Przerwać milczenie opowieścią – rozmowa z Caroliną de Robertis, autorką „Cantoras”
Dla czytelników w Europie i USA proza Caroliny de Robertis może odegrać rolę łącznika z kulturą Ameryki Łacińskiej, zwłaszcza w kontekście wydarzeń historycznych, które wywarły wielki wpływ na teraźniejszość regionu, a które nie zawsze są powszechnie znane. Tak też „Cantoras”, czwarta powieść autorki, zabiera nas do kraju jej przodków, Urugwaju, aby zrelacjonować nader niezwykłą opowieść…
Sebastian Rerak: Jak doszło do tego, że słowo cantoras stało się w Urugwaju kryptonimem oznaczającym homoseksualne kobiety?
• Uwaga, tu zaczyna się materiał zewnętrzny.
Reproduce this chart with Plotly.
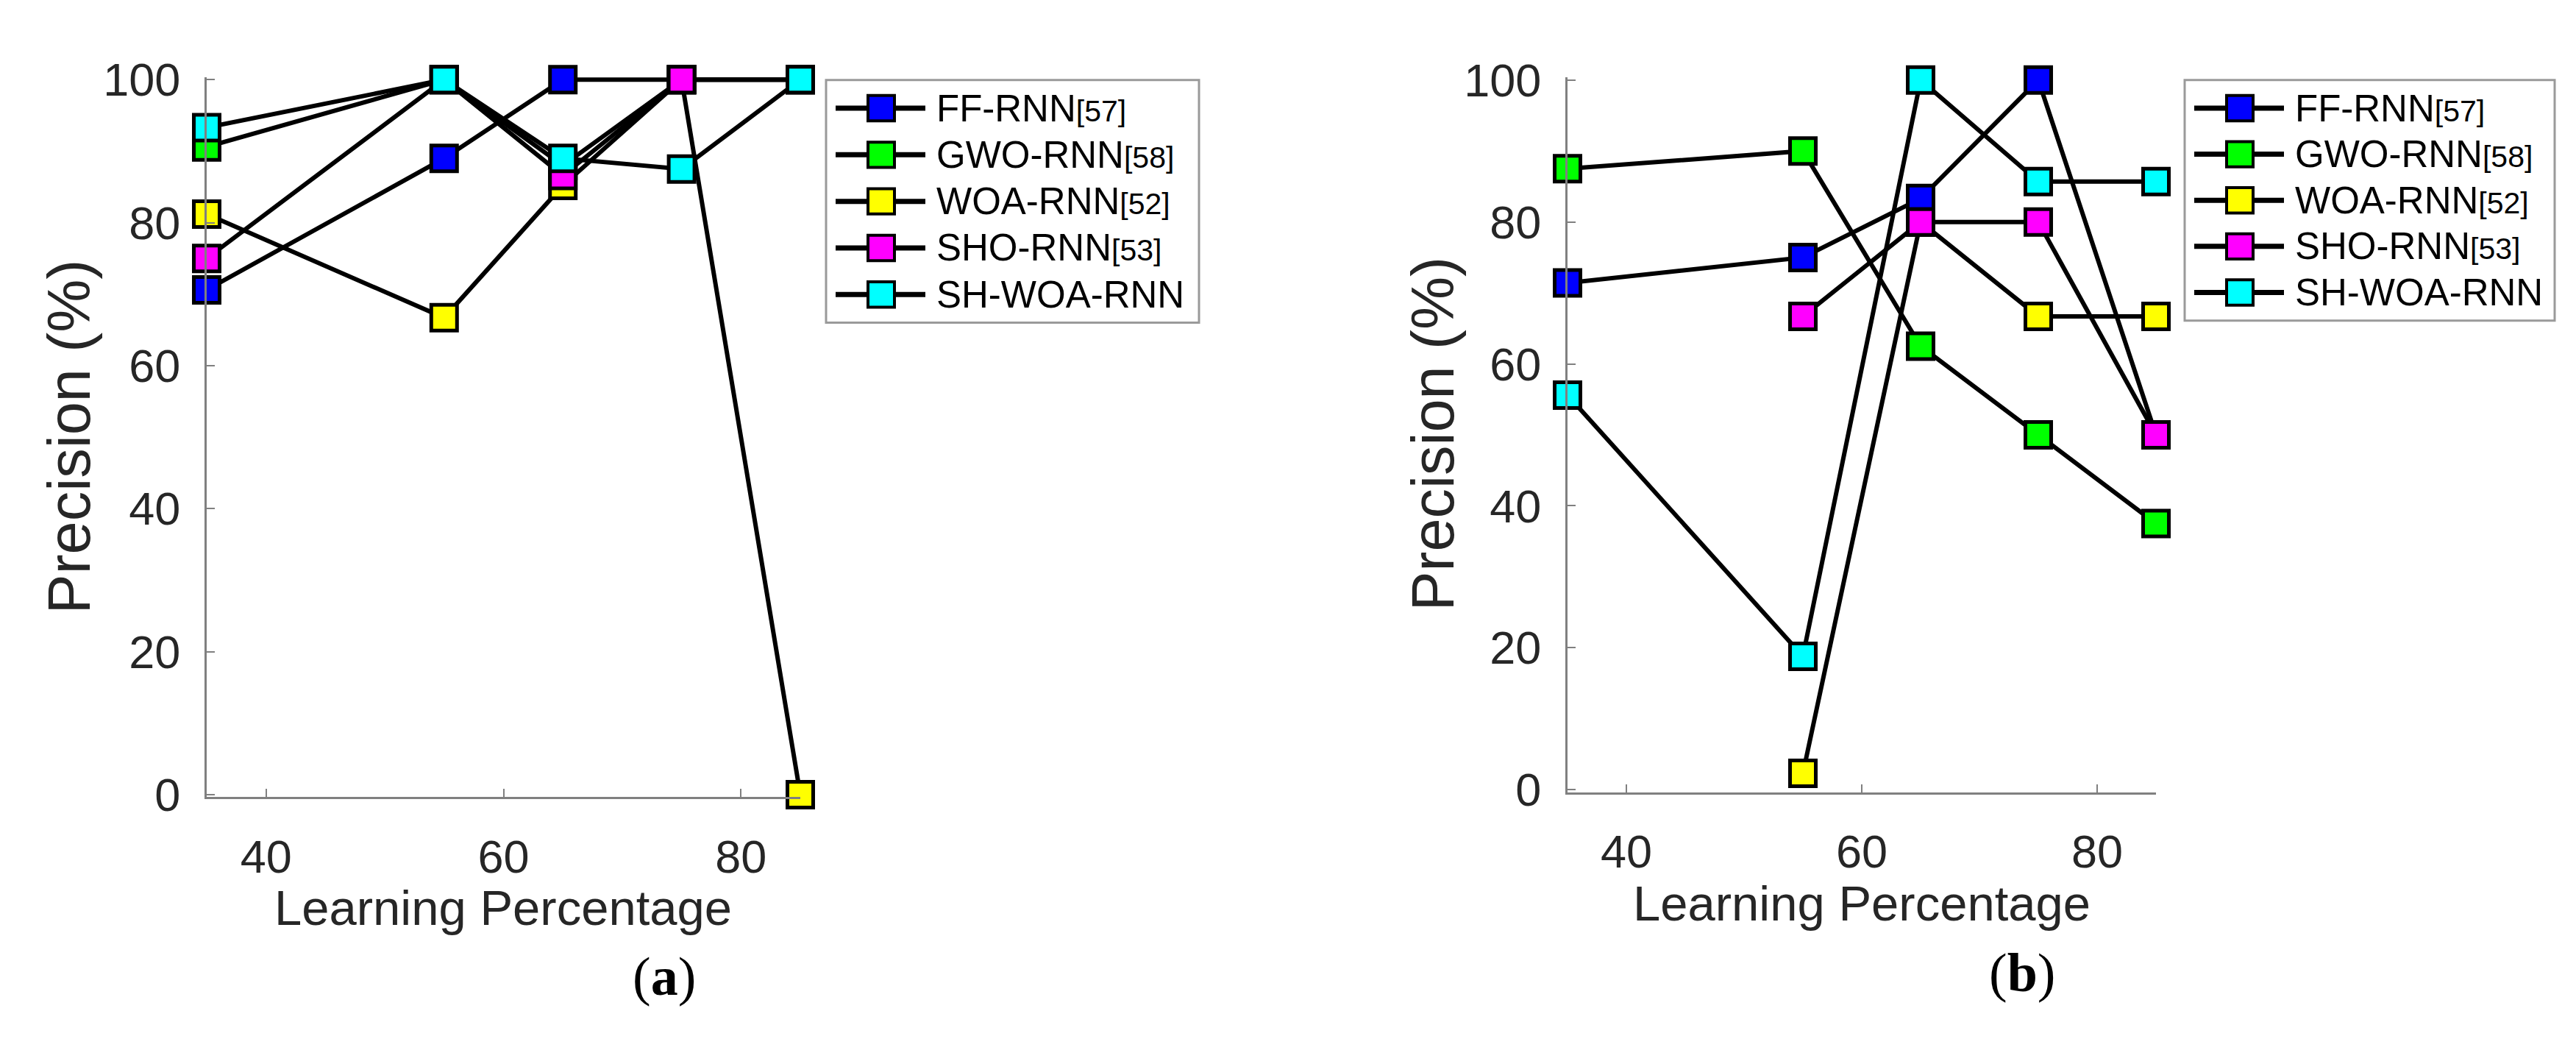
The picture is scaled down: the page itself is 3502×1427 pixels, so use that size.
import plotly.graph_objects as go

# ---------------- data ----------------
learning_pct = [35, 55, 65, 75, 85]
series_names = ["FF-RNN", "GWO-RNN", "WOA-RNN", "SHO-RNN", "SH-WOA-RNN"]
series_refs = ["[57]", "[58]", "[52]", "[53]", ""]
series_colors = ["#0000FF", "#00FF00", "#FFFF00", "#FF00FF", "#00FFFF"]

# panel (a)
a_ff = [70.6, 89.0, 100.0, 100.0, 100.0]
a_gwo = [90.6, 100.0, 88.0, 100.0, 100.0]
a_woa = [81.2, 66.7, 85.2, 100.0, 0.0]
a_sho = [75.0, 100.0, 86.6, 100.0, 100.0]
a_shwoa = [93.3, 100.0, 89.0, 87.5, 100.0]

# panel (b)
b_ff = [71.4, 75.0, 83.3, 100.0, 50.0]
b_gwo = [87.5, 90.0, 62.5, 50.0, 37.5]
b_woa = [None, 2.3, 80.0, 66.7, 66.7]
b_sho = [None, 66.7, 80.0, 80.0, 50.0]
b_shwoa = [55.6, 18.8, 100.0, 85.7, 85.7]

x_ticks = [40, 60, 80]
y_ticks = [0, 20, 40, 60, 80, 100]
x_title = "Learning Percentage"
y_title = "Precision (%)"
captions = ["(<b>a</b>)", "(<b>b</b>)"]

panel_a = [a_ff, a_gwo, a_woa, a_sho, a_shwoa]
panel_b = [b_ff, b_gwo, b_woa, b_sho, b_shwoa]

# ---------------- layout geometry (pixels) ----------------
W, H = 3502, 1427


def fx(p):
    return p / W


def fy(p):
    return 1 - p / H


panels = [
    dict(x35=273, x85=1080, y0=1089, y100=72.5, leg=(1115, 73, 1622, 418),
         xt=676, xty=1250, yt=86, yty=580, cap=(895, 1348), data=panel_a),
    dict(x35=2123, x85=2923, y0=1082, y100=73, leg=(2962, 73, 3465, 415),
         xt=2523, xty=1243, yt=1940, yty=576, cap=(2741, 1342), data=panel_b),
]
YPAD = 0.35

FONT = "Liberation Sans, Arial, sans-serif"
TXT = "#262626"
AXC = "#808080"

fig = go.Figure()
shapes = []
annotations = []
layout_axes = {}

for pi, P in enumerate(panels):
    sfx = "" if pi == 0 else str(pi + 1)
    ppu = (P["y0"] - P["y100"]) / 100.0
    ydom = [fy(P["y0"] + YPAD * ppu), fy(P["y100"] - YPAD * ppu)]
    xdom = [fx(P["x35"]), fx(P["x85"])]

    axis_common = dict(
        showline=True, linecolor=AXC, linewidth=3, mirror=False,
        ticks="inside", ticklen=11, tickwidth=2, tickcolor=AXC,
        showgrid=False, zeroline=False,
        tickfont=dict(family=FONT, size=63, color=TXT),
    )
    layout_axes["xaxis" + sfx] = dict(
        axis_common, domain=xdom, range=[learning_pct[0], learning_pct[-1]],
        tickvals=x_ticks, anchor="y" + sfx, ticklabelstandoff=24,
    )
    layout_axes["yaxis" + sfx] = dict(
        axis_common, domain=ydom, range=[y_ticks[0] - YPAD, y_ticks[-1] + YPAD],
        tickvals=y_ticks, anchor="x" + sfx, ticklabelstandoff=20,
    )

    for si, vals in enumerate(P["data"]):
        fig.add_trace(go.Scatter(
            x=learning_pct, y=vals, mode="lines+markers",
            xaxis="x" + sfx, yaxis="y" + sfx,
            name=series_names[si] + series_refs[si],
            line=dict(color="black", width=6),
            marker=dict(symbol="square", size=35, color=series_colors[si],
                        line=dict(color="black", width=5)),
            cliponaxis=False, showlegend=False,
        ))

    # axis titles
    annotations.append(dict(
        x=fx(P["xt"]), y=fy(P["xty"]), xref="paper", yref="paper",
        text=x_title, showarrow=False, xanchor="center", yanchor="middle",
        font=dict(family=FONT, size=67, color=TXT)))
    annotations.append(dict(
        x=fx(P["yt"]), y=fy(P["yty"]), xref="paper", yref="paper",
        text=y_title, showarrow=False, xanchor="center", yanchor="middle",
        textangle=-90, font=dict(family=FONT, size=81, color=TXT)))
    # caption
    annotations.append(dict(
        x=fx(P["cap"][0]), y=fy(P["cap"][1]), xref="paper", yref="paper",
        text=captions[pi], showarrow=False, xanchor="center", yanchor="middle",
        font=dict(family="Liberation Serif, Times New Roman, serif", size=74,
                  color="black")))

    # legend box
    lx0, ly0, lx1, ly1 = P["leg"]
    shapes.append(dict(type="rect", xref="paper", yref="paper",
                       x0=fx(lx0), x1=fx(lx1), y0=fy(ly1), y1=fy(ly0),
                       fillcolor="white", line=dict(color="#9a9a9a", width=3),
                       layer="above"))
    row_h = (ly1 - ly0 - 80) / (len(series_names) - 1)
    for si in range(len(series_names)):
        cy = ly0 + 40 + si * row_h
        shapes.append(dict(type="line", xref="paper", yref="paper",
                           x0=fx(lx0 + 13), x1=fx(lx0 + 135), y0=fy(cy), y1=fy(cy),
                           line=dict(color="black", width=7), layer="above"))
        shapes.append(dict(type="rect", xref="paper", yref="paper",
                           x0=fx(lx0 + 75 - 18), x1=fx(lx0 + 75 + 18),
                           y0=fy(cy + 18), y1=fy(cy - 18),
                           fillcolor=series_colors[si],
                           line=dict(color="black", width=4), layer="above"))
        label = series_names[si]
        if series_refs[si]:
            label += "<span style='font-size:41px'>" + series_refs[si] + "</span>"
        annotations.append(dict(
            x=fx(lx0 + 148), y=fy(cy), xref="paper", yref="paper",
            text=label, showarrow=False, xanchor="left", yanchor="middle",
            font=dict(family=FONT, size=51, color="black")))

fig.update_layout(
    width=W, height=H,
    margin=dict(l=0, r=0, t=0, b=0),
    paper_bgcolor="white", plot_bgcolor="white",
    showlegend=False,
    shapes=shapes, annotations=annotations,
    **layout_axes,
)

fig.write_html("out.html")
Dlaczego właśnie „śpiewaczki”?
Carolina de Robertis: To określenie zostało upowszechnione w gronie przyjaciółek, które tworzyły swoistą podziemną społeczność. W języku hiszpańskim istnieją dwa słowa oznaczające śpiewaka – cantor i cantante, przy czym to pierwsze ma także rodzaj żeński, cantora. A zatem gdy mówisz cantora, nie ma wątpliwości, że chodzi o kobietę. W czasach dyktatury nie można było otwarcie używać słów takich jak „gej”, „lesbijka” czy „queer”, co zmuszało do swoistej inwencji językowej. Lesbijki pytały więc siebie nawzajem: „Myślisz, że ona jest cantora?”, „Czy mogę sprawić, że zaśpiewa?”, „Zechce zaśpiewać ze mną?”. (śmiech) Był w tym pewien element zabawy i humoru.
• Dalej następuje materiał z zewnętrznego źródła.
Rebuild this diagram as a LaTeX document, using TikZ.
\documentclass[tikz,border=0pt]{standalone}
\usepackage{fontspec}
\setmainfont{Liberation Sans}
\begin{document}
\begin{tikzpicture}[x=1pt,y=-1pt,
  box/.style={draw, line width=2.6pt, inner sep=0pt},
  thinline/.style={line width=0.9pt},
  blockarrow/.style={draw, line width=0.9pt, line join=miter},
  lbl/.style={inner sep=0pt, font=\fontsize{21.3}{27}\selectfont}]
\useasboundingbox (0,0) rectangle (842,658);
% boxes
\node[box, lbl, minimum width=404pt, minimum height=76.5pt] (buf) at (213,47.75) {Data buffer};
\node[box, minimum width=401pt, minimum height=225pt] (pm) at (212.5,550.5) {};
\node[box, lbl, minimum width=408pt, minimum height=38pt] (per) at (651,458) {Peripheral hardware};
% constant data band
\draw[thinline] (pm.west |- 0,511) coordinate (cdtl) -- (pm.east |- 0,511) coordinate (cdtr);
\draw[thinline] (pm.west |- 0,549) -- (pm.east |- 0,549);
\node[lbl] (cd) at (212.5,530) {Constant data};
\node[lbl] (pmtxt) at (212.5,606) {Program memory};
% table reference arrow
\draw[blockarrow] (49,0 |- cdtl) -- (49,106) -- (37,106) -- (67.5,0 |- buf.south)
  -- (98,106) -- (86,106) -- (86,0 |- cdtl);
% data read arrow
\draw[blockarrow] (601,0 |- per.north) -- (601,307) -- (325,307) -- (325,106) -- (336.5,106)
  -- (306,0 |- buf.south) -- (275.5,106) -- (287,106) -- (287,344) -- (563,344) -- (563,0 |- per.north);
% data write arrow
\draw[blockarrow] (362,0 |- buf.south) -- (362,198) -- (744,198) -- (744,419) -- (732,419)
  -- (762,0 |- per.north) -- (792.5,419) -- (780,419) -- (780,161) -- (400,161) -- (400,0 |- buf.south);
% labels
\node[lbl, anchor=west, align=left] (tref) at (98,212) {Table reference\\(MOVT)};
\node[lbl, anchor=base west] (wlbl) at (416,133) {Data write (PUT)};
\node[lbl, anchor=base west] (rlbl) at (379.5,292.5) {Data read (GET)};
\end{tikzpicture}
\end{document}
Uznałam, że jest coś pięknego w kreatywności, która pozwala mówić o czymś, co pozostawało niewypowiedziane. Jestem pewna, że w Polsce społeczność queerowa także znajdowała swoje sposoby wyrażania własnych doświadczeń, nawiązywania kontaktu i tworzenia własnego żargonu. To dzieje się na całym globie – innowacyjne podejście do języka pozwala ludziom stać się widocznymi i słyszanymi. Chciałam to uczcić w swojej powieści i pod koniec pracy nad nią, postanowiłam zatytułować ją właśnie „Cantoras”.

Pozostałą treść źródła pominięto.